Janet’s feeling is that it’s more productive to address issues in the present tense, rather than to cater to fears associated with the future. “Why not deal with your fears head on?” she asked. “Why don’t you work on your confidence? You can work on the bigger picture and that will get you a lot more mileage, I think.”
Although Janet, Arturo and Claire may differ in practice, there’s one thing they all agree on: as far as skepticism goes, don’t knock it until you’ve tried it.
“A lot of people think it’s mumbo-jumbo and they’ve never done a reading before, or they’ve never been to a psychic shop,” says Claire. “It’s hard to have that stereotype when you’ve never even visited a psychic center.”
Despite being aware of prominent stereotypes surrounding her profession, Janet admitted that in the end, there’s no such thing as bad publicity. “You know that expression that any advertising is good advertising?” she asked. “It’s crazy true! All of the hoopla about psychics actually helps, business-wise. It’s just getting a skin thick enough to actually put the shingle out there, put up the website, screen people, and deal with people.”

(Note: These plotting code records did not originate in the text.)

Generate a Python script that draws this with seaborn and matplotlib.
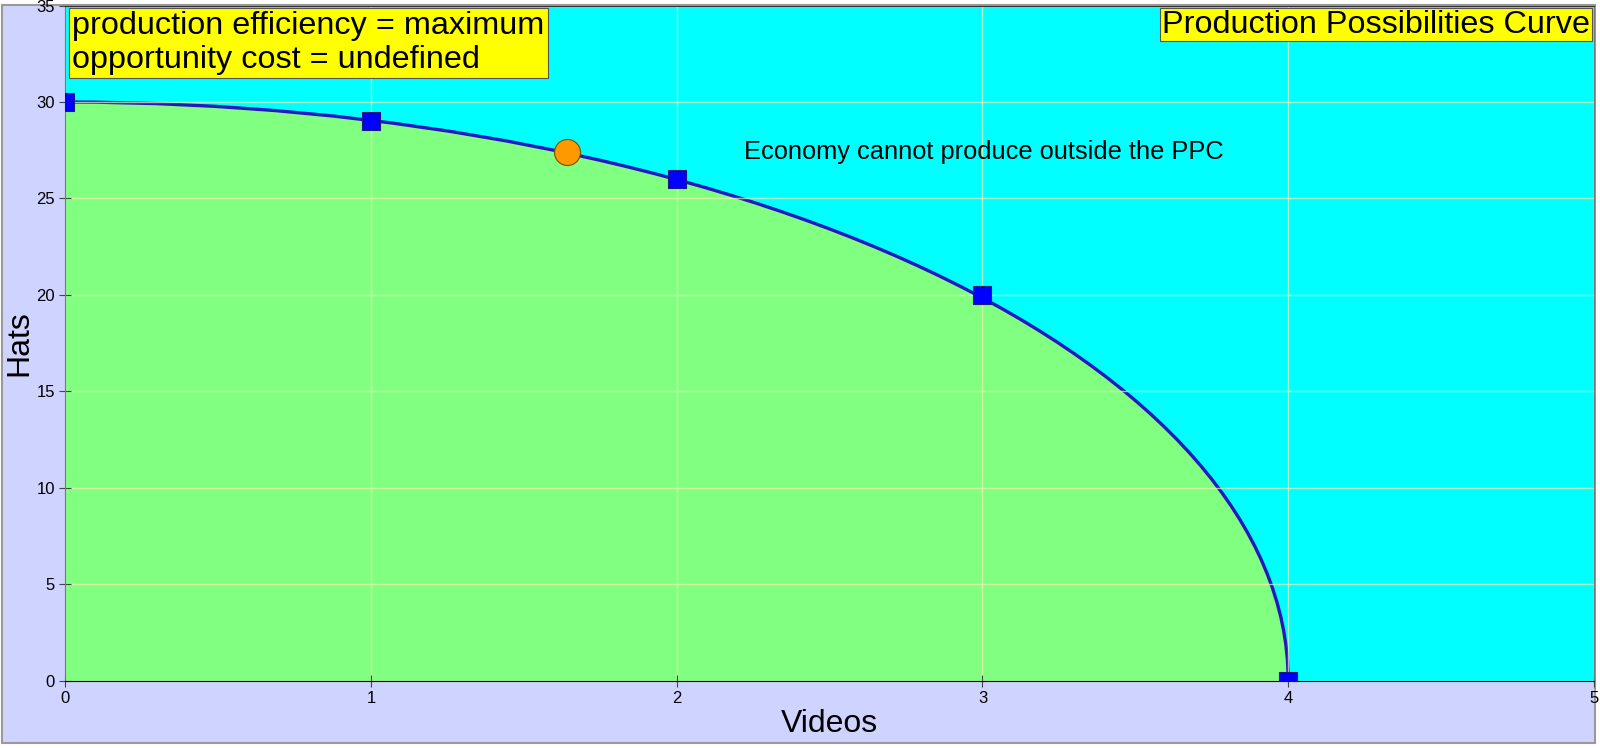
"""Production possibilities curve: hats vs videos."""
import matplotlib
matplotlib.use("Agg")
import matplotlib.pyplot as plt
import seaborn as sns
import pandas as pd
from matplotlib.patches import Ellipse, Rectangle

# PPC schedule
videos = [0, 1, 2, 3, 4]
hats = [30, 29, 26, 20, 0]

# current production point (orange)
current_videos = [1.64]
current_hats = [27.4]

x_ticks = [0, 1, 2, 3, 4, 5]
y_ticks = [0, 5, 10, 15, 20, 25, 30, 35]

info_text = "production efficiency = maximum\nopportunity cost = undefined"
title_text = "Production Possibilities Curve"
note_text = "Economy cannot produce outside the PPC"

LAVENDER = "#CFD3FF"
CYAN = "#00FFFF"
GREEN = "#80FF80"

sns.set_style("white")
plt.rcParams["font.family"] = ["Liberation Sans", "DejaVu Sans"]
plt.rcParams["text.color"] = "black"
plt.rcParams["axes.labelcolor"] = "black"

fig = plt.figure(figsize=(16, 7.48), dpi=100, facecolor="white")
fig.patches.append(Rectangle((0.00125, 0.0067), 0.9956, 0.9866, transform=fig.transFigure,
                             facecolor=LAVENDER, edgecolor="#999999", linewidth=1.5, zorder=-10))

ax = fig.add_axes([0.0408, 0.0901, 0.9554, 0.9024])
ax.set_facecolor(CYAN)
ax.set_xlim(0, 5)
ax.set_ylim(0, 35)

# attainable region: quarter ellipse through the schedule end points
ppc = Ellipse((0, 0), 2 * max(videos), 2 * max(hats), facecolor=GREEN,
              edgecolor="#2418c0", linewidth=2.4, zorder=0.4)
ax.add_patch(ppc)

ax.set_axisbelow(True)
ax.grid(True, color="#F0F4B0", linewidth=1, alpha=0.7)

df = pd.DataFrame({"Videos": videos, "Hats": hats})
sns.scatterplot(data=df, x="Videos", y="Hats", marker="s", s=185, color="#0000FF",
                edgecolor="#1a1a80", linewidth=0.8, ax=ax, zorder=3)
cur = pd.DataFrame({"Videos": current_videos, "Hats": current_hats})
sns.scatterplot(data=cur, x="Videos", y="Hats", marker="o", s=350, color="#FF9900",
                edgecolor="#7a4a00", linewidth=0.8, ax=ax, zorder=4)

ax.set_xticks(x_ticks)
ax.set_yticks(y_ticks)
ax.tick_params(bottom=True, left=True, direction="inout", length=9, width=0.8,
               color="#444444", labelsize=12, labelcolor="black", pad=3)
ax.set_xlabel("Videos", fontsize=23, labelpad=2)
ax.set_ylabel("Hats", fontsize=23, labelpad=1)

for side in ["left", "right"]:
    ax.spines[side].set_color("#777777")
ax.spines["bottom"].set_color("black")
ax.spines["top"].set_color("#333333")

ax.text(0.0045, 0.992, info_text, transform=ax.transAxes, ha="left", va="top",
        fontsize=23.3, linespacing=1.18, zorder=6,
        bbox=dict(boxstyle="square,pad=0.1", facecolor="#FFFF00", edgecolor="#555555", linewidth=0.8))
ax.text(0.9975, 0.994, title_text, transform=ax.transAxes, ha="right", va="top",
        fontsize=23.3, zorder=6,
        bbox=dict(boxstyle="square,pad=0.05", facecolor="#FFFF00", edgecolor="#555555", linewidth=0.8))
ax.text(2.22, 27.4, note_text, fontsize=18.3, ha="left", va="center", zorder=6)

fig.savefig("out.png", dpi=100, facecolor="white")
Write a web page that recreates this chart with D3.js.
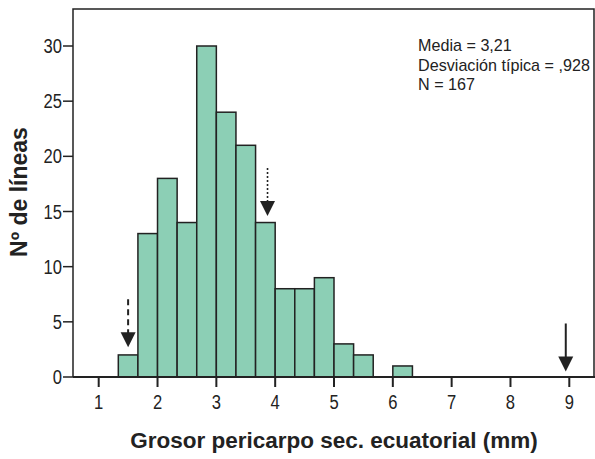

Find yourself feeling a little skeptical? Even some psychics will agree: having this ability will definitely challenge you. Arturo asserted that skeptics are afraid of discovering their own intuitive strength. “They’re afraid of ‘what would it mean if this was real for me? What would it mean about my person, or my origins or my spiritual being if these are real things that I can experience myself? I think that’s where a lot of people get disconnected, they don’t really know how to understand what’s happening.”
But perhaps the best way to find out how you really feel is to schedule a session for yourself.
“The only thing I can say to people who have skeptical energy is to go get a reading, to be open, and be honest about how you feel,” says Claire. “Keep your mind and energy open and you have nothing to lose, except maybe knowing what’s going to go on in your future.